# Data provided start

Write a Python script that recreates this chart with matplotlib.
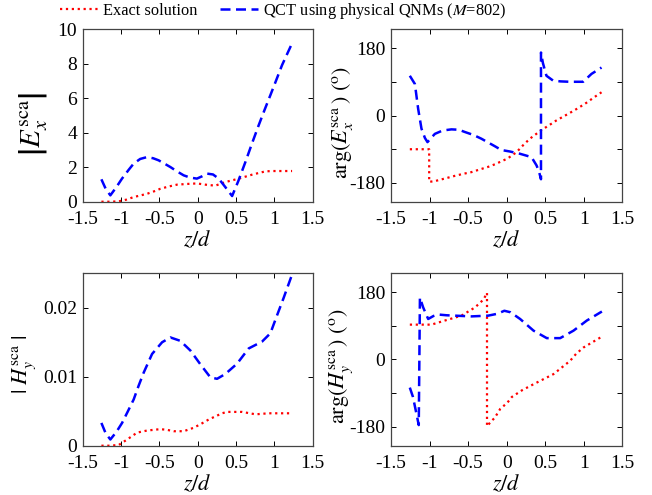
"""Scattered field |E_x|, |H_y| and their phases vs z/d: exact solution vs QCT."""

import matplotlib

matplotlib.use("Agg")
import matplotlib.pyplot as plt
from matplotlib.lines import Line2D


# |E_x^sca|
EX_QCT_Z = [-1.256, -1.20, -1.139, -1.06, -0.987, -0.90, -0.835, -0.75, -0.66, -0.58,
            -0.509, -0.43, -0.356, -0.27, -0.183, -0.10, -0.01, 0.06, 0.123, 0.20,
            0.274, 0.36, 0.449, 0.53, 0.622, 0.71, 0.796, 0.87, 0.948, 1.02, 1.10,
            1.17, 1.231]
EX_QCT = [1.30, 0.75, 0.37, 0.85, 1.34, 1.85, 2.21, 2.48, 2.59, 2.52, 2.40, 2.20, 2.01,
          1.76, 1.53, 1.40, 1.34, 1.48, 1.63, 1.58, 1.34, 0.85, 0.33, 1.20, 2.30, 3.40,
          4.44, 5.30, 6.18, 7.00, 7.92, 8.60, 9.19]
EX_EXACT_Z = [-1.256, -1.15, -1.03, -0.93, -0.835, -0.75, -0.66, -0.57, -0.487, -0.38,
              -0.269, -0.14, -0.008, 0.10, 0.23, 0.36, 0.45, 0.535, 0.62, 0.71, 0.80,
              0.883, 0.97, 1.056, 1.14, 1.231]
EX_EXACT = [0.0, 0.0, 0.02, 0.12, 0.27, 0.36, 0.46, 0.60, 0.75, 0.88, 0.99, 1.03, 1.06,
            0.99, 0.93, 1.14, 1.24, 1.34, 1.45, 1.57, 1.67, 1.76, 1.78, 1.78, 1.78, 1.78]

# arg(E_x^sca) in degrees
EX_PH_QCT_Z = [-1.256, -1.19, -1.148, -1.105, -1.06, -1.027, -0.98, -0.931, -0.83, -0.716,
               -0.62, -0.542, -0.43, -0.327, -0.24, -0.153, -0.07, 0.041, 0.171, 0.322,
               0.387, 0.42, 0.445, 0.445, 0.47, 0.516, 0.603, 0.70, 0.82, 0.992, 1.10, 1.23]
EX_PH_QCT = [106, 84, 18, -35, -60, -71, -60, -49, -40, -37, -38, -44, -52, -62, -72, -82,
             -92, -96, -102, -111, -133, -150, -170, 168, 140, 106, 93, 91, 90, 90, 111, 128]
EX_PH_EXACT_Z = [-1.256, -1.005, -1.005, -0.93, -0.80, -0.672, -0.55, -0.456, -0.35, -0.24,
                 -0.15, -0.067, 0.01, 0.127, 0.21, 0.30, 0.443, 0.55, 0.646, 0.82, 0.92,
                 1.035, 1.13, 1.23]
EX_PH_EXACT = [-90, -90, -177, -175, -168, -161, -155, -151, -144, -137, -130, -122, -115,
               -98, -80, -62, -40, -26, -13, 7, 19, 34, 48, 62]

# |H_y^sca|
HY_QCT_Z = [-1.256, -1.20, -1.139, -1.06, -0.986, -0.91, -0.835, -0.77, -0.704, -0.595,
            -0.464, -0.356, -0.226, -0.095, 0.035, 0.166, 0.253, 0.361, 0.514, 0.665,
            0.84, 0.948, 1.035, 1.12, 1.23]
HY_QCT = [0.0033, 0.0018, 0.0009, 0.0020, 0.0033, 0.0050, 0.0067, 0.0087, 0.0106, 0.0133,
          0.0150, 0.0157, 0.0152, 0.0138, 0.0118, 0.0099, 0.0097, 0.0104, 0.0119, 0.0141,
          0.0151, 0.0163, 0.0189, 0.0214, 0.0248]
HY_EXACT_Z = [-1.256, -1.15, -1.03, -0.92, -0.79, -0.66, -0.487, -0.40, -0.313, -0.183,
              -0.052, 0.05, 0.144, 0.318, 0.383, 0.579, 0.68, 0.753, 0.926, 1.05, 1.231]
HY_EXACT = [0.0, 0.0, 0.0001, 0.0009, 0.0019, 0.0022, 0.0024, 0.0023, 0.0021, 0.0021,
            0.0026, 0.0032, 0.0038, 0.0047, 0.0049, 0.0049, 0.0047, 0.00455, 0.0047,
            0.0047, 0.0047]

# arg(H_y^sca) in degrees
HY_PH_QCT_Z = [-1.256, -1.215, -1.14, -1.125, -1.083, -1.018, -0.95, -0.888, -0.78, -0.672,
               -0.456, -0.24, -0.12, -0.03, 0.05, 0.175, 0.348, 0.52, 0.694, 0.867, 1.04,
               1.235]
HY_PH_QCT = [-75, -100, -175, 165, 139, 108, 116, 120, 118, 117, 115, 117, 122, 130, 126,
             108, 77, 57, 57, 77, 104, 128]
HY_PH_EXACT_Z = [-1.256, -1.10, -0.975, -0.80, -0.586, -0.41, -0.30, -0.255, -0.255, -0.20,
                 -0.153, -0.084, 0.01, 0.067, 0.20, 0.348, 0.607, 0.823, 0.90, 0.996, 1.235]
HY_PH_EXACT = [93, 93, 93, 104, 117, 139, 160, 178, -178, -165, -155, -132, -115, -100,
               -82, -66, -39, -3.5, 15, 32, 61]

X_TICKS = [-1.5, -1, -0.5, 0, 0.5, 1, 1.5]
X_TICK_LABELS = ["-1.5", "-1", "-0.5", "0", "0.5", "1", "1.5"]
PHASE_TICKS = [-180, -90, 0, 90, 180]
PHASE_TICK_LABELS = ["-180", "", "0", "", "180"]

RED = "#ff0000"
BLUE = "#0000ff"
DASH = (0, (4, 2.2))


def draw(ax, z_exact, exact, z_qct, qct):
    ax.plot(z_exact, exact, color=RED, linestyle=":", linewidth=1.6)
    ax.plot(z_qct, qct, color=BLUE, linestyle=DASH, linewidth=1.8)
    ax.set_xlim(-1.5, 1.5)
    ax.set_xticks(X_TICKS)
    ax.set_xticklabels(X_TICK_LABELS)
    ax.tick_params(direction="in", top=True, right=True, length=3.5, width=0.7,
                   labelsize=14)
    ax.tick_params(axis="x", pad=7)
    ax.tick_params(axis="y", pad=4)
    for spine in ax.spines.values():
        spine.set_color("#444444")
        spine.set_linewidth(0.9)
    ax.set_xlabel(r"$z/d$", fontsize=16, labelpad=1)


def main() -> None:
    plt.rcParams["font.family"] = ["Liberation Serif", "DejaVu Serif"]
    plt.rcParams["mathtext.fontset"] = "stix"
    plt.rcParams["axes.unicode_minus"] = False

    fig = plt.figure(figsize=(6.52, 4.95), dpi=100)
    ax_ex = fig.add_axes([0.1268, 0.5925, 0.3528, 0.3483])
    ax_exp = fig.add_axes([0.5997, 0.5925, 0.3548, 0.3483])
    ax_hy = fig.add_axes([0.1268, 0.0996, 0.3528, 0.3483])
    ax_hyp = fig.add_axes([0.5997, 0.0996, 0.3548, 0.3483])

    draw(ax_ex, EX_EXACT_Z, EX_EXACT, EX_QCT_Z, EX_QCT)
    ax_ex.set_ylim(0, 10)
    ax_ex.set_yticks([0, 2, 4, 6, 8, 10])
    ax_ex.set_ylabel(r"$\left|E_x^{\rm sca}\right|$", fontsize=21)
    ax_ex.yaxis.set_label_coords(-0.14, 0.45)

    draw(ax_exp, EX_PH_EXACT_Z, EX_PH_EXACT, EX_PH_QCT_Z, EX_PH_QCT)
    ax_exp.set_ylim(-230, 230)
    ax_exp.set_yticks(PHASE_TICKS)
    ax_exp.set_yticklabels(PHASE_TICK_LABELS)
    ax_exp.set_ylabel(r"$\mathrm{arg}(E_x^{\rm sca}\,)\ (^{\rm o})$", fontsize=16)
    ax_exp.yaxis.set_label_coords(-0.155, 0.46)

    draw(ax_hy, HY_EXACT_Z, HY_EXACT, HY_QCT_Z, HY_QCT)
    ax_hy.set_ylim(0, 0.025)
    ax_hy.set_yticks([0, 0.01, 0.02])
    ax_hy.set_yticklabels(["0", "0.01", "0.02"])
    ax_hy.set_ylabel(r"$|\ H_y^{\rm sca}\ |$", fontsize=16)
    ax_hy.yaxis.set_label_coords(-0.195, 0.47)

    draw(ax_hyp, HY_PH_EXACT_Z, HY_PH_EXACT, HY_PH_QCT_Z, HY_PH_QCT)
    ax_hyp.set_ylim(-230, 230)
    ax_hyp.set_yticks(PHASE_TICKS)
    ax_hyp.set_yticklabels(PHASE_TICK_LABELS)
    ax_hyp.set_ylabel(r"$\mathrm{arg}(H_y^{\rm sca}\,)\ (^{\rm o})$", fontsize=16)
    ax_hyp.yaxis.set_label_coords(-0.155, 0.46)

    handles = [
        Line2D([], [], color=RED, linestyle=":", linewidth=1.6),
        Line2D([], [], color=BLUE, linestyle=DASH, linewidth=1.8),
    ]
    labels = ["Exact solution", r"QCT using physical QNMs ($M$=802)"]
    fig.legend(handles, labels, loc="center", bbox_to_anchor=(283 / 652, 1 - 11 / 495),
               ncol=2, frameon=False, fontsize=11.8, handlelength=2.3,
               handletextpad=0.3, columnspacing=1.4)

    fig.savefig("out.png", dpi=100)
    plt.close(fig)


if __name__ == "__main__":
    main()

# Data provided end

• Brief:
With all pictures left out, please transcribe exactly the lines from the start of the material through the line with "from matplotlib.lines import Line2D".

• Correct answer:
Write a Python script that recreates this chart with matplotlib.
"""Scattered field |E_x|, |H_y| and their phases vs z/d: exact solution vs QCT."""

import matplotlib

matplotlib.use("Agg")
import matplotlib.pyplot as plt
from matplotlib.lines import Line2D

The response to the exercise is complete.